National Catholic Reporter, Jan 21, 1994 by Tim McCarthy

But Dolan said it is also part of a current trend away from the people-of-God model of church. "It's kind of scary," he said.

Striking a more secular but surprisingly similar note, Philadelphia attorney Bruce Endy said in a June 1992 letter to John Reilly, president of the National Association of Catholic School Teachers, that "those church fathers who believe that teachers will obtain real social justice without representative bargaining are kidding themselves and the rest of their parishioners."

"The church does not operate in a vacuum," Endy wrote. "The employment relationship with its lay teachers is essentially a civil legal relationship. It is a contract for personal services that is enforceable in the civil courts.

"Bishop D'Arcy is lost in his notion that the church is a feudal institution which has the right to live apart from the rest of the community of which it is a part," Endy continued. "If he wants to close his eyes to the world in which his lay teachers live, let him hire only religious to teach in his schools."

Endy castigated D'Arcy's new teachers council, saying it would be "his creature as opposed to an independent, indomitable association, freely elected by the majority of those teachers who wish to be represented by CATCH."

Sally Vance-Trembath was the first chairperson of D'Arcy's council. In an interview on the Notre Dame campus, while her twin sons played around the fountain, she described the council meetings as "a joke." No one wanted to serve, Vance-Trembath said. "People were ready to throw eggs or something."

A part-time teacher at St. Joseph's High School at the time, she was a fairly new member of CATCH, joining in the spring of 1991 after coming to South Bend from the far more progressive Seattle archdiocese. With the union's permission, she ran for the council and was elected.

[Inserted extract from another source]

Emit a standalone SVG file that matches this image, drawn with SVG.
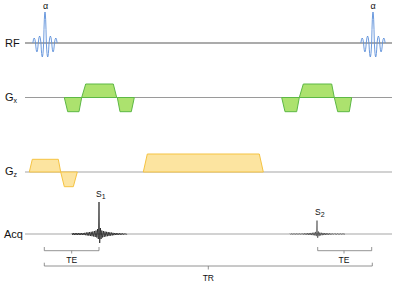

Msgr. William Lester, diocesan vicar for education and one of D'Arcy's two vicar generals, attended the quarterly meetings to set the agenda, Vance-Trembath said. But D'Arcy had control. (Vance-Trembath said that when she offered a 90-second opening prayer, D'Arcy was looking at his watch. In Seattle, opening prayers could last 30 minutes.)

When a "massive" teacher morale problem loomed as an agenda item, for example, Lester seemed to agree, but D'Arcy refused to approve the agenda. "A person with a low morale is a person with a disquieted spirit and we don't want them in our school system," D'Arcy said.

Another teacher from St. Joseph's, Michael Mazza, a D'Arcy appointee on the council, challenged the bishop. Mazza was to the ecclesial right of D'Arcy, a religion teacher who gave students extra credit for saying the rosary, but he knew church documents on labor relations. D'Arcy simply took over the meeting and torpedoed the agenda, Vance-Trembath said. (After implying that an NCR interview with D'Arcy could be arranged, the diocesan communications office made no further response to the request.)

D'Arcy later ostracized Mazza for his association with E. Michael Jones, editor of Fidelity Magazine, an ultraconservative who views churchpeople like D'Arcy and Jane Carew as too loose and liberal. Mazza left the diocese and published a scathing attack on it in Fidelity.